How many lines of the data hold the word "matplotlib"? State the number and nothing else.

◆ AVAILABLE DATA:
* Begin *
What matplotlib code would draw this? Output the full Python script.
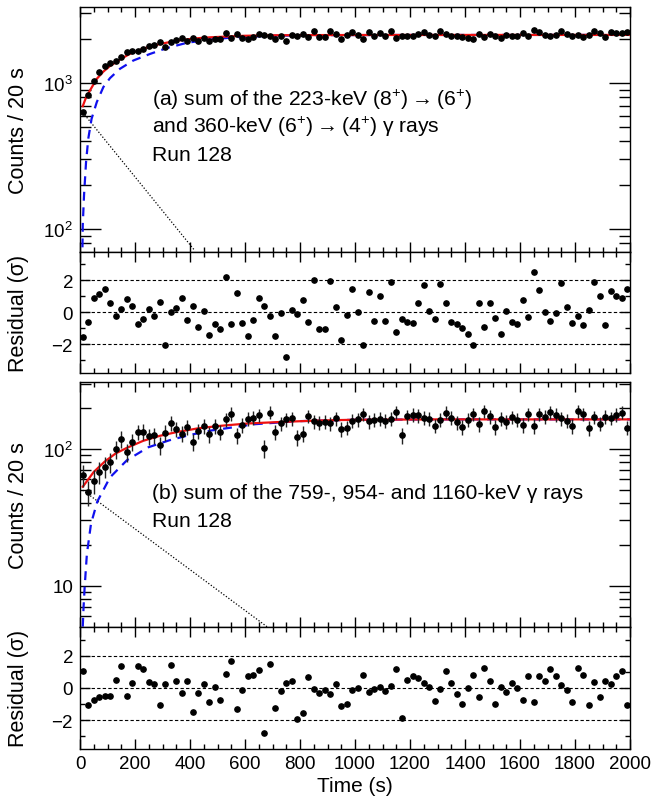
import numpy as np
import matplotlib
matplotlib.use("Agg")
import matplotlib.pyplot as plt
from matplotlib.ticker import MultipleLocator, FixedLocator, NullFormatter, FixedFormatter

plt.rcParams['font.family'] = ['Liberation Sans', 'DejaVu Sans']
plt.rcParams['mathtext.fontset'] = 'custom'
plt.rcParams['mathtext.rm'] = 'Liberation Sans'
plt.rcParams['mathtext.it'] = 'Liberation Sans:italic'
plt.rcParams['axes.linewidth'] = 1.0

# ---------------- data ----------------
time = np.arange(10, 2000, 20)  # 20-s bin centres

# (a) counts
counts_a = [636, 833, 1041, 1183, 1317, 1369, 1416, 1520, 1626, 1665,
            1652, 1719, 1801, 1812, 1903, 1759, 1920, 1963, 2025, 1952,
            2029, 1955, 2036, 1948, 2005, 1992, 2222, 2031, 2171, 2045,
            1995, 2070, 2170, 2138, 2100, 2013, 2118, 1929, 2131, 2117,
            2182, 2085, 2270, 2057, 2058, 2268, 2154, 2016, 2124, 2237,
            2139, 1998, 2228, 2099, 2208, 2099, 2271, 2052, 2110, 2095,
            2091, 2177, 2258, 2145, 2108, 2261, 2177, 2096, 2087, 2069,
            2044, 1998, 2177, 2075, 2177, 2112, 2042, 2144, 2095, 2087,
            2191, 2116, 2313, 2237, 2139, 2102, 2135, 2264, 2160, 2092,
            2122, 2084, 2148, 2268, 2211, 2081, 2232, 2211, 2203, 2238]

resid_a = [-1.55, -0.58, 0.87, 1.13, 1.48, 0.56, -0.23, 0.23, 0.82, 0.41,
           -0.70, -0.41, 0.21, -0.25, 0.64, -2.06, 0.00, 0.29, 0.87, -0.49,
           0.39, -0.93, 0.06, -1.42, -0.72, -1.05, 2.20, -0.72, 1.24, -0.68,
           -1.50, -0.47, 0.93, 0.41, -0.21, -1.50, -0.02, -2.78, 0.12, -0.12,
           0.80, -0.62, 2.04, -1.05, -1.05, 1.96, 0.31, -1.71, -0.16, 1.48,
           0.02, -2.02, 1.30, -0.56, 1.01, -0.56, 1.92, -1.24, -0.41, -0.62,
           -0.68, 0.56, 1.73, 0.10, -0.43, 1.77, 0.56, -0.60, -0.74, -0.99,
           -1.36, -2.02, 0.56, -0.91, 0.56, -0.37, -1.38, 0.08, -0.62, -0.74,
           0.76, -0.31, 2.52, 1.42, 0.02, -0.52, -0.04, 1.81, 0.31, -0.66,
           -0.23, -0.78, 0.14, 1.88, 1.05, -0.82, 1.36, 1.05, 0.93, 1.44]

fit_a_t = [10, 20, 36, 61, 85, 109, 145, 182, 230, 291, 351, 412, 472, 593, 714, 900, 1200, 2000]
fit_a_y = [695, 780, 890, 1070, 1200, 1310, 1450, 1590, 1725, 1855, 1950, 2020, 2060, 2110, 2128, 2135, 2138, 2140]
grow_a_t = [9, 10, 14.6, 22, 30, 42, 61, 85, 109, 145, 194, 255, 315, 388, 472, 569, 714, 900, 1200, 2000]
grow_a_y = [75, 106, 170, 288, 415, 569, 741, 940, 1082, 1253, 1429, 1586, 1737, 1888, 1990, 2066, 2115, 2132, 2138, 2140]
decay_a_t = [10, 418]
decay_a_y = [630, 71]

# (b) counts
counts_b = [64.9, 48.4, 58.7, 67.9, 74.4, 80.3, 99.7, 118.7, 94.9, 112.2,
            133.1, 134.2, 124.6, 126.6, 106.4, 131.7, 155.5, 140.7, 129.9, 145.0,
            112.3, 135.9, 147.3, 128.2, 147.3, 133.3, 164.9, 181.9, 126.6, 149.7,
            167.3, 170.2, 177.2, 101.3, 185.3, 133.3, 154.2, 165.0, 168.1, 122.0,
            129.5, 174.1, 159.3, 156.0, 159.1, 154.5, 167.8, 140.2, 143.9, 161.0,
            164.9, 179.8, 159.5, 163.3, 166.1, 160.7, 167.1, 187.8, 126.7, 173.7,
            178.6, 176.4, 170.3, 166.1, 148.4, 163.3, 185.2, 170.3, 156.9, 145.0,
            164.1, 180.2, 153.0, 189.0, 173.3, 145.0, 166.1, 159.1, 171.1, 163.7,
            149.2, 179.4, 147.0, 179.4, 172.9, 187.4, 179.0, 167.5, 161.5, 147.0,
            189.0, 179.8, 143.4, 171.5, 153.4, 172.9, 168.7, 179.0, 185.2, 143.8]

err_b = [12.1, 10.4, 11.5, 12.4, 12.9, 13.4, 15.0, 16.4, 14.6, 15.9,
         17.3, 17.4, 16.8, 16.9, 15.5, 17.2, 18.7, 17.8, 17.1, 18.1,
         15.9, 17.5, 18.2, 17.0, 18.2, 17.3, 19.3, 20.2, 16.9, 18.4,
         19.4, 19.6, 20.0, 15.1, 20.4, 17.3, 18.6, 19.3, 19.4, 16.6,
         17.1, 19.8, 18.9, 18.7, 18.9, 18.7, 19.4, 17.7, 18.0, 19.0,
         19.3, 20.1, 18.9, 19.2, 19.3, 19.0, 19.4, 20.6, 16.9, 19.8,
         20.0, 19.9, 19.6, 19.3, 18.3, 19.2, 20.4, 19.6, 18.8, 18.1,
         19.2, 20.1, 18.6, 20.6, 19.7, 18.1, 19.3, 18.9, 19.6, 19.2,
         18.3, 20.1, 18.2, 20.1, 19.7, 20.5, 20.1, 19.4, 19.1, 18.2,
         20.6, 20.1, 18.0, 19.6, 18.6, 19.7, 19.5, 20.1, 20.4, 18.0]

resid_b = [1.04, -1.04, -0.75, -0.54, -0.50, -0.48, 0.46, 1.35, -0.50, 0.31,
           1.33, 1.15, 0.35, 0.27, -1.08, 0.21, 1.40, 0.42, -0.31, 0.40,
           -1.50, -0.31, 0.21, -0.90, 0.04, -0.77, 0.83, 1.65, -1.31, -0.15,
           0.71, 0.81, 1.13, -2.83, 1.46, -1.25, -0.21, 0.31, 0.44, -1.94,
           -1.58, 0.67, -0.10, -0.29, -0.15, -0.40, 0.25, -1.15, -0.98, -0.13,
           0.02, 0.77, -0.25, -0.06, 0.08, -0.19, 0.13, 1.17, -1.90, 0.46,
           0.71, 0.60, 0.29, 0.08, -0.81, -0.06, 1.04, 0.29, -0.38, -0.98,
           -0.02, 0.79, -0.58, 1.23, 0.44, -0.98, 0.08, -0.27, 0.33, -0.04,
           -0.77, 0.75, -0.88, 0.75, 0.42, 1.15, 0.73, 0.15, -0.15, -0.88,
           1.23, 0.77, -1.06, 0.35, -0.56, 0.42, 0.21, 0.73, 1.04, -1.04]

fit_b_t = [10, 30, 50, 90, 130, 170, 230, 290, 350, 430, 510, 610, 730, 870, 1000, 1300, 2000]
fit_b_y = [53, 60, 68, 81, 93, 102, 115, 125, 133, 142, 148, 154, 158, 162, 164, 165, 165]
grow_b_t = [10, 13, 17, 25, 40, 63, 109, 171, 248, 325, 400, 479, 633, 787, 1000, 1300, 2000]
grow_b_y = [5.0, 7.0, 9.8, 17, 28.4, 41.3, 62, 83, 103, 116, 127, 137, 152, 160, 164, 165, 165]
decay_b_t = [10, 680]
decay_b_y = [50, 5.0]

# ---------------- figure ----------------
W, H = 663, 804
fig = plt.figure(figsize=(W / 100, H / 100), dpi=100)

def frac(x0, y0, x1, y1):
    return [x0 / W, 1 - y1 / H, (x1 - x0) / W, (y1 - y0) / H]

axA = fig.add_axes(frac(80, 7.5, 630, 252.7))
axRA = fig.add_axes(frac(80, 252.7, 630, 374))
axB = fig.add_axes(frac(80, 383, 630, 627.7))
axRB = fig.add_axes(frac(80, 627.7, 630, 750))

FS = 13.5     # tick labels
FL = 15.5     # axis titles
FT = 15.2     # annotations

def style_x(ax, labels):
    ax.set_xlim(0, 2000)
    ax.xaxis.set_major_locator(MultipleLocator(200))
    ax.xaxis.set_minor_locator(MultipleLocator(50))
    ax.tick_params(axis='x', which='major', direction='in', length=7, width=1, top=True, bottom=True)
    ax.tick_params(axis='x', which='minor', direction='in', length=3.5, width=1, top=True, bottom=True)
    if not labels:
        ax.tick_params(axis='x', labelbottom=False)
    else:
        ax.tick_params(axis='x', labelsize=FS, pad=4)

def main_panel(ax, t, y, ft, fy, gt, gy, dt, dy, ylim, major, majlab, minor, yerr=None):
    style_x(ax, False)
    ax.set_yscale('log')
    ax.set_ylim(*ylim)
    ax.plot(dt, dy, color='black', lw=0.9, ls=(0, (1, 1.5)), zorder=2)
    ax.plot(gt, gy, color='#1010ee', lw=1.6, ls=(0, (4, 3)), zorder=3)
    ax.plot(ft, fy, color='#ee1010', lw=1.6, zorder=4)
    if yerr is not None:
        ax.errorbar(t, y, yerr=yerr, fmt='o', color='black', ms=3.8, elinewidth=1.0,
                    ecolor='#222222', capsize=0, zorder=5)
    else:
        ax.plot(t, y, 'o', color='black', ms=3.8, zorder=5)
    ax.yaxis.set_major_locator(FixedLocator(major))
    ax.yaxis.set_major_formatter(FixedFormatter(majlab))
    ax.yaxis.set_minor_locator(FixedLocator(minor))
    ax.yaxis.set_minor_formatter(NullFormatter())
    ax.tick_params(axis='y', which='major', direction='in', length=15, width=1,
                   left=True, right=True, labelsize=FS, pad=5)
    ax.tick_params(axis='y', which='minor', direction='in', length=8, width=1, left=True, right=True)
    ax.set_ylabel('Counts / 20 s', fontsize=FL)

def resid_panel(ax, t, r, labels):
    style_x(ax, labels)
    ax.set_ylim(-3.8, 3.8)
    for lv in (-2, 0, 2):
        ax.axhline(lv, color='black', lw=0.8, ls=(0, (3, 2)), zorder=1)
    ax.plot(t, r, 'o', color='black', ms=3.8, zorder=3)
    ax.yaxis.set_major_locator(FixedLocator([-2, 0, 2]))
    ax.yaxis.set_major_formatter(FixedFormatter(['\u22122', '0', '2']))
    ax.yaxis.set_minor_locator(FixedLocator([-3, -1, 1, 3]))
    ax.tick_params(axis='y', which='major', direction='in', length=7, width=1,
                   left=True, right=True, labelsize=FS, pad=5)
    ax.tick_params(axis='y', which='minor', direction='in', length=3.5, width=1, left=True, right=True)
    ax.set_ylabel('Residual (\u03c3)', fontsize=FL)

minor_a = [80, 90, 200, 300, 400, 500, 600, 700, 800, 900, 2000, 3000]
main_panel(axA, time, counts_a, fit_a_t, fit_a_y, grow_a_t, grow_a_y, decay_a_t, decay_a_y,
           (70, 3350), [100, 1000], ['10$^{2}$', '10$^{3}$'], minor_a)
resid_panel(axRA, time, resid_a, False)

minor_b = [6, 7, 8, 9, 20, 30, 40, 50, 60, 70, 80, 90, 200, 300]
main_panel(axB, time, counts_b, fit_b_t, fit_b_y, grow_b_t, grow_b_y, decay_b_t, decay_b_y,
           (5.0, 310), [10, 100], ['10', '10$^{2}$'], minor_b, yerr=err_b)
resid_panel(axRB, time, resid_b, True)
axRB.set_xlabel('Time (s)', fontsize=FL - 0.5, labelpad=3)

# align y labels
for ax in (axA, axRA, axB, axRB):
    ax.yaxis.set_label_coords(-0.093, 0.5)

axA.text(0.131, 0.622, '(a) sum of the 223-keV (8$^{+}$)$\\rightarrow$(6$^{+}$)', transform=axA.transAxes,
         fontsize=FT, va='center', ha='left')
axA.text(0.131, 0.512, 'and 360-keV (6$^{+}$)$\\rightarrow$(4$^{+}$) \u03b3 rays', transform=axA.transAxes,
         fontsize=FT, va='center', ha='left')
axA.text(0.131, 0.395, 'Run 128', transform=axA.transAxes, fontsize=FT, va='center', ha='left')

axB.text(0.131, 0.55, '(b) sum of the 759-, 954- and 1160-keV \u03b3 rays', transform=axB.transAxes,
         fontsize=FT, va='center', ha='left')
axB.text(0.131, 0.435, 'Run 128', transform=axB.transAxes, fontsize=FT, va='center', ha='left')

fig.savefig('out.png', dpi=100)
* End *
◆ FINISHED EXERCISE: 5